Until now. The fourth Bosse-de-Nage album, All Fours, is such a giant leap forward in nearly all respects, it’s hard to believe the same band is involved. First track “At Night” sets out their stall, driven by Cantwell’s forceful polyrhythmic drumming and textured by D.’s fuzzed-out bass, M.’s richly toned guitar and Manning’s off-kilter wails. They’re captured here by producer/engineer Jack Shirley (DeafheavenBotanist) for the first time with arresting vibrancy: every instrument, every texture is bold and distinct in the mix. And the song itself displays a significant step up in their songwriting, emphasising minor-key melody in its multi-part structure, setting off some beautifully evocative guitar parts against the harsh low end, the pummelling percussion and that anguished vocal.

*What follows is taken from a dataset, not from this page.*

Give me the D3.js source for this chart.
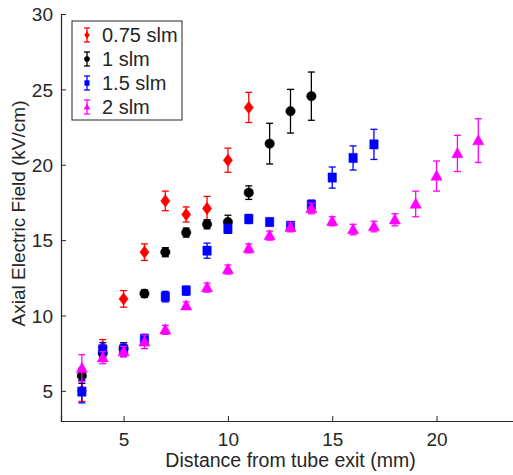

Lyrically the record continues Marie’s depraved narrative, though heaven knows you can’t make out what Manning is hollering most of the time, and even those parts where his voice comes through clean and clear—like the narration on the Slint-nodding “Washerwoman”—parse more like William S. Burroughs-esque cut-ups than anything else. Not that it matters: Manning’s voice, as it should be in the realm of extreme music, is an instrument as much as the guitars and drums, and his screaming—mid-range but feral strains rather than his high-pitched screeches of before, and more affecting for it—threads through this emotional gut-punch of a record from beginning to end.

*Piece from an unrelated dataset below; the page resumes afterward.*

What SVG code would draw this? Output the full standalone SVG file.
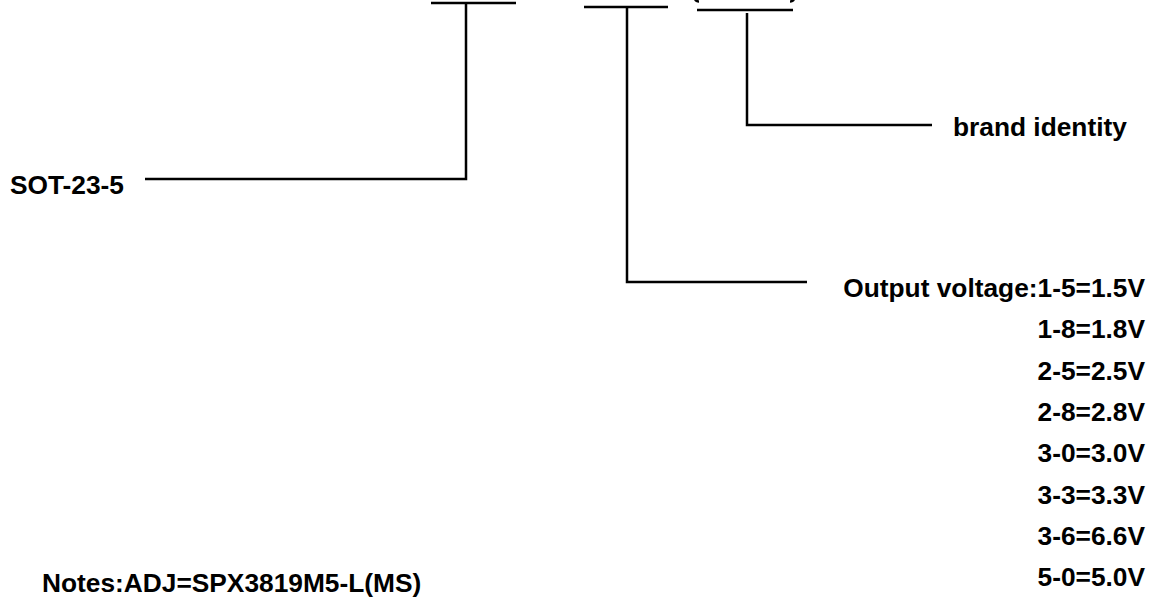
<svg xmlns="http://www.w3.org/2000/svg" width="1158" height="597" viewBox="0 0 1158 597">
<style>
.t{font-family:"Liberation Sans",Arial,sans-serif;font-weight:bold;font-size:26.3px;fill:#000}
.c{stroke:#000;stroke-width:2.5;fill:none}
</style>
<rect width="1158" height="597" fill="#fff"/>
<g id="connectors">
<path class="c" d="M431 3H516M466 3V179H145"/>
<path class="c" d="M584 7H668M627 7V282H807"/>
<path class="c" d="M697 10H793M747 13V125H932"/>
<path class="c" d="M695 -1Q696 1.5 699 1.5M794 -1Q793 1.5 790 1.5"/>
</g>
<g id="sot"><text class="t" x="10" y="194">SOT-23-5</text></g>
<g id="brand"><text class="t" x="953" y="136">brand identity</text></g>
<g id="voltage">
<text class="t" x="1145" y="297" text-anchor="end">Output voltage:1-5=1.5V</text>
<text class="t" x="1145" y="338" text-anchor="end">1-8=1.8V</text>
<text class="t" x="1145" y="380" text-anchor="end">2-5=2.5V</text>
<text class="t" x="1145" y="421" text-anchor="end">2-8=2.8V</text>
<text class="t" x="1145" y="462" text-anchor="end">3-0=3.0V</text>
<text class="t" x="1145" y="504" text-anchor="end">3-3=3.3V</text>
<text class="t" x="1145" y="545" text-anchor="end">3-6=6.6V</text>
<text class="t" x="1145" y="586" text-anchor="end">5-0=5.0V</text>
</g>
<g id="notes"><text class="t" x="42" y="592">Notes:ADJ=SPX3819M5-L(MS)</text></g>
</svg>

That emotional resonance is the product of the contrasts that are the hallmark of what’s a tremendous, forward-thinking avant metal album, one that slips between black metal orthodoxy (tremolo riffing abounds) and very non-orthodox techniques (Cantwell’s athletic drum lines, replete with syncopation and inventive rolls and fills, are often breathtaking) both between and within its eight tracks. “The Industry Of Distance” and “Washerwoman” explode from slow-burning post-metal dirges into frantic surges with soaring hooks at odds with Manning’s cries. “A Subtle Change” transcends in its mid-section under rolling drums, layers of droning chants and yells, and a heartrending riff cascade that pierces the gloom like sunlight through a storm cloud. By album closer “The Most Modern Staircase,” Manning’s voice sounds like it’s collapsing under the weight of the sheer rush of sounds. Listen through All Fours’ entire 55 minutes and you’ll get a feeling as to why.